Your argument is in bad faith, and your reasoning is disingenuous. Pretty much every large town west of the Mississippi grew around a train station. Nobody is taking away your freedom to sit in traffic on your morning commute. But imagine how much better that commute would be if you could take 50 cars off the road per bus or hundreds per light rail train. The average commuter car in the US has 1.2 people in it. If you make it so that drivers don’t have to deal with walkers and bikers, and vice versa, everybody wins.
Was this all an attempt to “gotcha” people to prove that cars on free roads go faster and protect you better from elements than bikes? I mean, yeah of course they do. This doesn’t make them “superior” in an absolute way because superiority depends on parameters. Take cost, health benefits, maintenance costs, environmental impact and bikes would be superior.
Can’t talk about US, but in Italy the daily average by car was between 10 and 15 kilometers I seem to remember, that is 30-40min by bike at a slow pace. For that I would 100% say that provided infrastructure exists, bikes are a largely superior transportation vehicle compared to everything else. If you talk about traveling between islands I would say a boat is more efficient, or if you have to travel 500km I would say planes are. Superiority depends on the specific evaluation, that’s my point.
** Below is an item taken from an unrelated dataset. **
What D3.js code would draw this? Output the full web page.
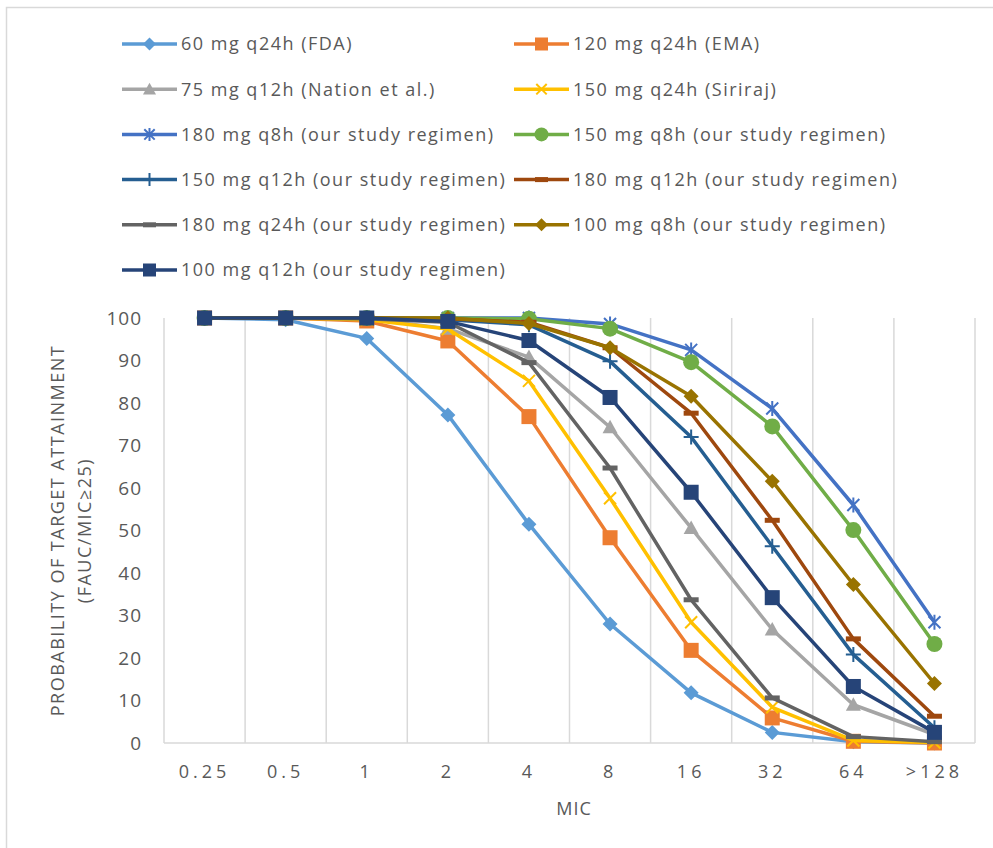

For the kind of coast to coast trip you mentioned, in winter, I would say trains can be vastly superior to cars, for example, and they can be combined with bikes.
Took me 40 min each direction (best time was 30 min), car took 20-30 min (very little traffic) and the bus took 40+ min. But I could also skip the gym since I already got my exercise for the day, so I consider it a wash. With an ebike, I could cut that almost in half (legal top speed is 28mph, but nobody enforces that, so I could probably go 30-35mph). I average about 15-20 mph, depending on wind.
10 miles is really far for a bike commute though. If you live somewhere bike centric, you’d probably only go 3-5 miles, at which point the time difference is negligible and probably faster by bike because of no parking issues.
And the bus was only necessary because we don’t plow bike lanes. With proper infrastructure, I wouldn’t need the bus at all. My coldest commute was ~5F, and layers kept the ride completely comfortable, so the issue was literally only the lack of infrastructure.
My point isn’t to say the US is currently completely bikeable, my point is that with proper infra, it could be. We don’t have as nasty of weather as the NE and MW, but we do get low temps and snow, and I’ve seen madlads cycling in the MW in crazy weather.